Yildiz, born in 1925, arrived at Station Pier in Melbourne in January 1952. She had married Redjeb Eyyam by proxy (interestingly, the marriage permit indicates that Redjeb was present at the ceremony and a proxy stood in for Yildiz, suggesting that the ceremony took place in Australia). Redjeb, born in 1922, had already migrated to Melbourne in 1949 to escape the economic hardships of post World War II Cyprus. The couple had never met. His name was changed to Eyiam at the passport office in Cyprus. Neither spoke English and they were among only a small number of Turkish Cypriot migrants to come out to Australia. Redjeb found no work in his trade as a bootmaker and worked in factories, taking in boarders to help pay the mortgage in Footscray. The couple had four children and over the years sponsored other relatives to migrate to Australia. Yildiz returned to Cyprus a number of times; Redjeb never went back.

Physical Description

Brown hard leather suitcase with two wooden rib bands around entire circumference with metal studs and corners. Two bands missing corners and one band missing at bottom of case. Two metal pop-locks with key holes, two metal hinges and a leather handle on side with metal attachments. Suitcase fitted with reinforced leather corners. Interior lined with wallpaper, printed orange, yellow, red and green floral pattern on cream background. Two green cloth strap remnants on each side. Top of case inscribed in gold paint.

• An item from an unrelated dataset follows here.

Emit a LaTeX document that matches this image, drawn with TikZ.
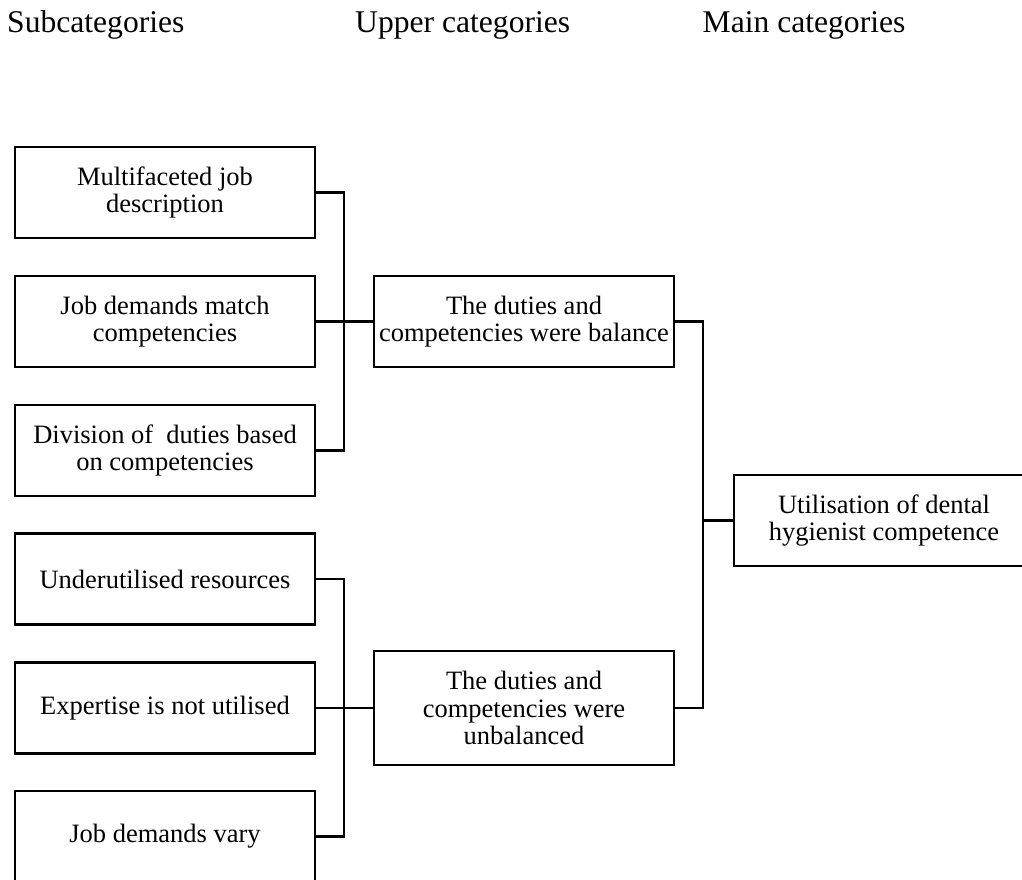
\documentclass[tikz,border=0pt]{standalone}
\usepackage{fontspec}
\setmainfont{Liberation Serif}
\begin{document}
\begin{tikzpicture}[x=1pt,y=-1pt,
  box/.style={draw, line width=2.6pt, minimum width=300pt, minimum height=91pt,
    inner sep=0pt, align=center, font=\fontsize{26.5}{27.5}\selectfont},
  hdr/.style={anchor=base west, inner sep=0pt, font=\fontsize{31.6}{34}\selectfont},
  link/.style={line width=2.6pt}]
\useasboundingbox (0,0) rectangle (1022,880);
\clip (0,0) rectangle (1022,880);
% headers
\node[hdr] (h1) at (7,33) {Subcategories};
\node[hdr] (h2) at (355,33) {Upper categories};
\node[hdr] (h3) at (702.5,33) {Main categories};
% subcategories
\node[box] (s1) at (165,192.5) {Multifaceted job\\description};
\node[box] (s2) at (165,321.5) {Job demands match\\competencies};
\node[box] (s3) at (165,450.5) {Division of\ \ duties based\\on competencies};
\node[box] (s4) at (165,579) {Underutilised resources};
\node[box] (s5) at (165,708) {Expertise is not utilised};
\node[box] (s6) at (165,836.5) {Job demands vary};
% upper categories
\node[box] (u1) at (524,321.5) {The duties and\\competencies were balance};
\node[box, minimum height=114pt] (u2) at (524,708) {The duties and\\competencies were\\unbalanced};
% main category
\node[box] (m) at (884,520.5) {Utilisation of dental\\hygienist competence};
% bracket coordinates
\coordinate (lb) at (344,0);
\coordinate (rb) at (703,0);
% connectors
\draw[link] (s1.east) -- (s1.east -| lb) -- (s3.east -| lb) -- (s3.east);
\draw[link] (s2.east) -- (u1.west);
\draw[link] (s4.east) -- (s4.east -| lb) -- (s6.east -| lb) -- (s6.east);
\draw[link] (s5.east) -- (u2.west);
\draw[link] (u1.east) -- (u1.east -| rb) -- (u2.east -| rb) -- (u2.east);
\draw[link] (m.west -| rb) -- (m.west);
\end{tikzpicture}
\end{document}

This item is part of a collection which represents a small and lesser known community of migrants in Melbourne - Turkish Cypriots. The collection of photographs, documents and the suitcase also all help to tell stories relating to proxy marriage (common particularly amongst the Italian, Greek and Maltese migrants), and the practice of changing the names of migrants both before and after arrival in order to adapt to the demands and expectations of an English-speaking country.